The mini-debate between Ron Paul and Mike Huckabee was entertaining, but insubstantial. Paul is right on the merits, of course. (His answer on Iran, by the way, was eminently sane–the fact that Iran may someday build a nuclear device is a problem, but not an existential threat to the U.S., or Israel, for that matter. Any Iranian nuclear attack on Israel would also kill tens of thousands of Muslims and make the third most holy Islamic site–the Al Aksa mosque–uninhabitable.)
Huckabee’s summoning of the Colin Powell Pottery Barn rule–you break it, you own it–was apt. We do owe the Iraqis something. Huckabee seemed to have no idea what we owed them, though…and he seemed far more concerned about America’s honor than about the devastation in Iraq. He offered no way forward and has yet to show even the slightest bit of evidence that he understands the situation on the ground.

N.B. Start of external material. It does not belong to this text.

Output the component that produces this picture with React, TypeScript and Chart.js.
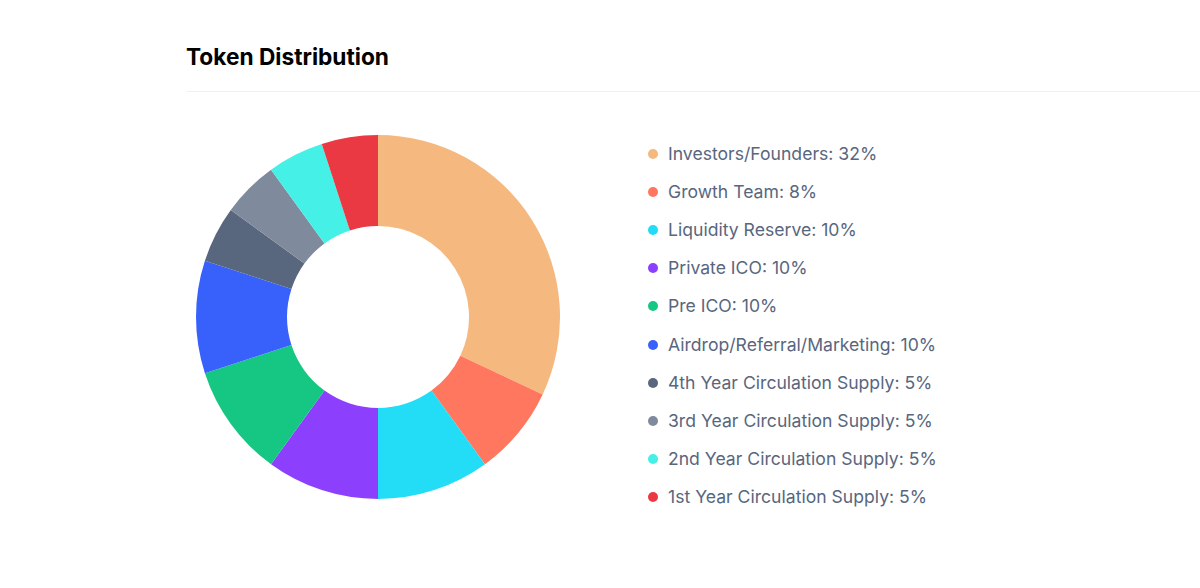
import React, { useEffect, useRef } from "react";
import { Chart, registerables } from "chart.js";

Chart.register(...registerables);

const categories = [
  "Investors/Founders",
  "Growth Team",
  "Liquidity Reserve",
  "Private ICO",
  "Pre ICO",
  "Airdrop/Referral/Marketing",
  "4th Year Circulation Supply",
  "3rd Year Circulation Supply",
  "2nd Year Circulation Supply",
  "1st Year Circulation Supply",
];
const shares = [32, 8, 10, 10, 10, 10, 5, 5, 5, 5];
const colors = [
  "#F5B97F",
  "#FF775F",
  "#23DCF5",
  "#8C3FFC",
  "#16C784",
  "#3861FB",
  "#58667E",
  "#808A9D",
  "#45F0E6",
  "#EA3943",
];
const title = "Token Distribution";

export default function App() {
  const ref = useRef<HTMLCanvasElement | null>(null);
  useEffect(() => {
    if (!ref.current) return;
    const chart = new Chart(ref.current, {
      type: "doughnut",
      data: {
        labels: categories,
        datasets: [
          {
            data: shares,
            backgroundColor: colors,
            borderWidth: 0,
            hoverOffset: 0,
          },
        ],
      },
      options: {
        animation: false,
        responsive: false,
        maintainAspectRatio: false,
        cutout: "50%",
        layout: { padding: 0 },
        plugins: {
          legend: { display: false },
          tooltip: { enabled: false },
        },
      },
    });
    return () => chart.destroy();
  }, []);

  return (
    <div
      style={{
        position: "fixed",
        left: 0,
        top: 0,
        width: 1200,
        height: 588,
        background: "#fff",
        fontFamily: "Inter, 'Noto Sans', sans-serif",
        overflow: "hidden",
      }}
    >
      <div
        style={{
          position: "absolute",
          left: 186,
          top: 42,
          fontSize: 22.7,
          fontWeight: 700,
          color: "#000",
          lineHeight: "30px",
          whiteSpace: "nowrap",
        }}
      >
        {title}
      </div>
      <div
        style={{
          position: "absolute",
          left: 186,
          top: 91,
          width: 1014,
          height: 1,
          background: "#EFF2F5",
        }}
      />
      <canvas
        ref={ref}
        width={364}
        height={364}
        style={{ position: "absolute", left: 196, top: 135, width: 364, height: 364 }}
      />
      <div style={{ position: "absolute", left: 648, top: 135 }}>
        {categories.map((c, i) => (
          <div
            key={c}
            style={{
              position: "absolute",
              left: 0,
              top: i * 38.1,
              height: 38,
              display: "flex",
              alignItems: "center",
              whiteSpace: "nowrap",
            }}
          >
            <span
              style={{
                display: "inline-block",
                width: 10,
                height: 10,
                borderRadius: "50%",
                background: colors[i],
                marginRight: 10,
              }}
            />
            <span style={{ fontSize: 17.6, color: "#58667E", lineHeight: "38px" }}>
              {c}: {shares[i]}%
            </span>
          </div>
        ))}
      </div>
    </div>
  );
}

Let me say this one more time: We are at war. Iraq is the most important issue facing America, literally a life and death issue for the troops over there and for the Iraqi people. It deserves the most serious, sober consideration from our Presidential candidates. It hasn’t so far. The Democrats–especially those, like Bill Richardson or John Edwards, who offer get-out-now bumper stickers–haven’t been fabulous. But they are closer to reality than the Republicans, who are selling poison and fantasy. What a shame.